I have a couple 2.5 gal corny kegs that fit in the freezer over my refrigerator. I put about 1.5g in them and feeze. A couple of days later take them out leave it at room temp for about 30 minutes then transfer to another keg and repeat. My base beer is a doppelbock. Works great very minimal o2 exposure since it is an all closed transfer. Usually only do one one keg at a time.
 
I have a couple 2.5 gal corny kegs that fit in the freezer over my refrigerator. I put about 1.5g in them and feeze. A couple of days later take them out leave it at room temp for about 30 minutes then transfer to another keg and repeat. My base beer is a doppelbock. Works great very minimal o2 exposure since it is an all closed transfer. Usually only do one one keg at a time.
That's what I've done .. except for the freezer part. February in Minnesota works just fine.
 
What did you end up doing and how did it work?

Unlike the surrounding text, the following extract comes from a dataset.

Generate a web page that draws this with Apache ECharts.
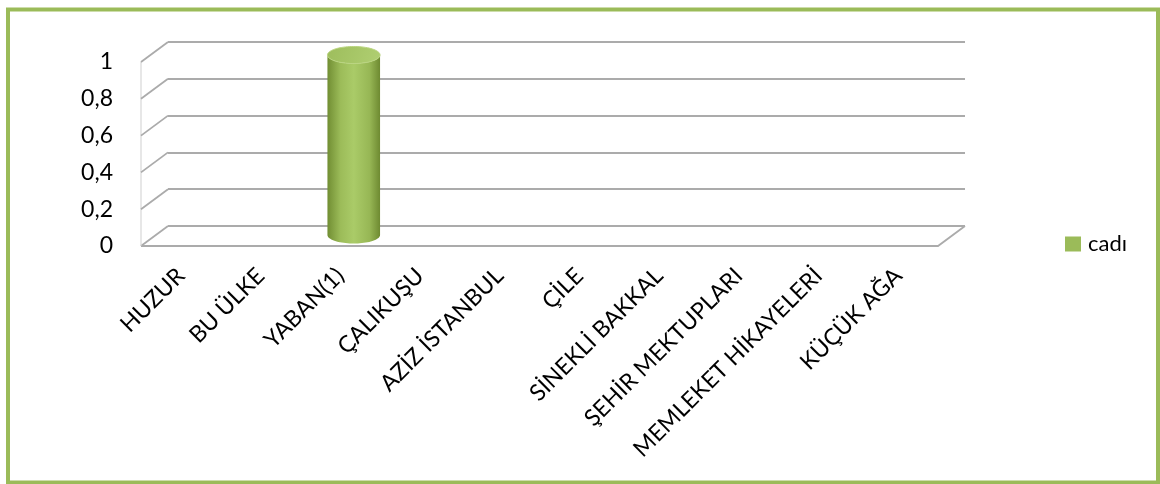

Making a full batch of dopple bock soon and was thinking of trying a few gallons of it as an eisbock. I saw you mentioned adding champagne yeast to bottle condition. How much did you add and I presume you’re bringing it back up to lager temp to condition? Priming sugar addition same as normal? Looking forward to trying this style, but am still researching methods. Any advice is appreciated.

Sorry for the delay in this... I ended up freezing it in the carboy, in my kegerator. We had a mild winter last year, so I didn't get another long frozen weekend and wanted to get the beer out. It froze a bit TOO much... I ended up having to thaw for a while to get the good stuff out.

I bottled the entire batch and it tastes fantastic! I still have about half of the batch left - it ages well. I don't perceive any oxidation yet - I have it in a rather large competition right now and should have the results next month. To bottle, I added priming sugar and champagne yeast - haven't had any bottle bombs.